Former Vice President Joe Biden was favored by 50% of respondents, while 44% backed Trump. The change from the 51-42 split in Biden’s favor in the August poll was within the margin of error.

Forty-eight percent backed U.S. Sen. Bernie Sanders, while 46 favored Trump; it was 47% to 46% for U.S. Sen. Elizabeth Warren versus Trump; and it was 45% to 43% for Trump versus Pete Buttigieg, mayor of South Bend, Ind.

Biden continued to be the first choice among Democrats in the presidential primary, while Warren leapfrogged Sanders into second place.

And more than half of Wisconsin voters continued to approve of the job Gov. Tony Evers is doing. 

The latest poll found 52% approve of the governor’s job performance, compared to 34% who disapproved. In August, the spread was 54-34. 

Meanwhile, 55% say the state is headed in the right direction, while 39% believe it’s off on the wrong track. Last month, that was 55-37. 
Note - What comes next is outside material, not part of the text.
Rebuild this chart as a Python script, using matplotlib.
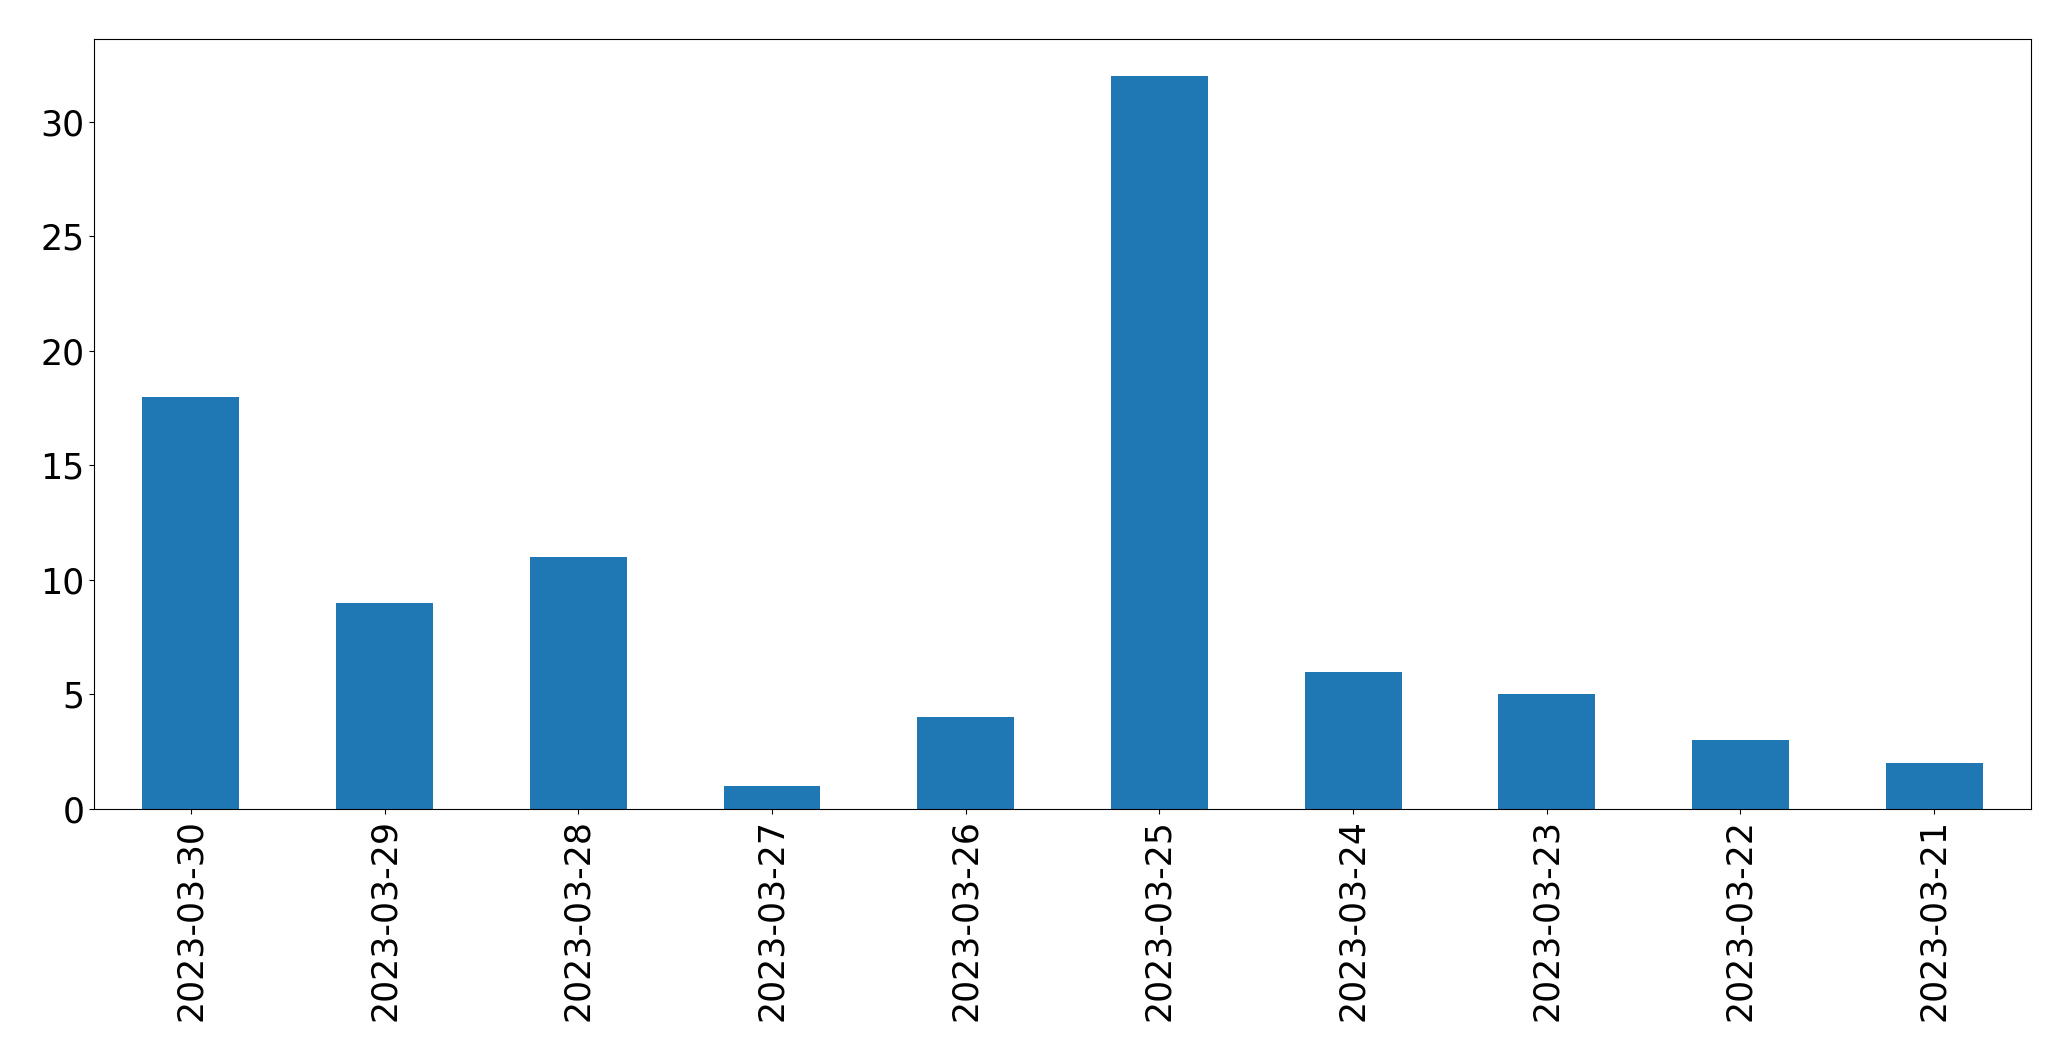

The poll also found 46% of respondents have a favorable impression of U.S. Sen. Tammy Baldwin, D-Madison, while 39% had a negative one. For U.S. Sen. Ron Johnson, R-Oshkosh, the split was 40-29. 

The poll of 799 voters was conducted Oct. 13-17 with 60% of the interviews conducted over cell phones. The margin of error was plus or minus 4.2 percentage points.

The poll sample was 45% Republican and 44% Democratic with leaners included. That compares to a long-term average of 45-45.

The sample of those planning to vote in the Democratic presidential primary included 379 respondents, and it has a margin of error of plus or minus 6.3 percentage points.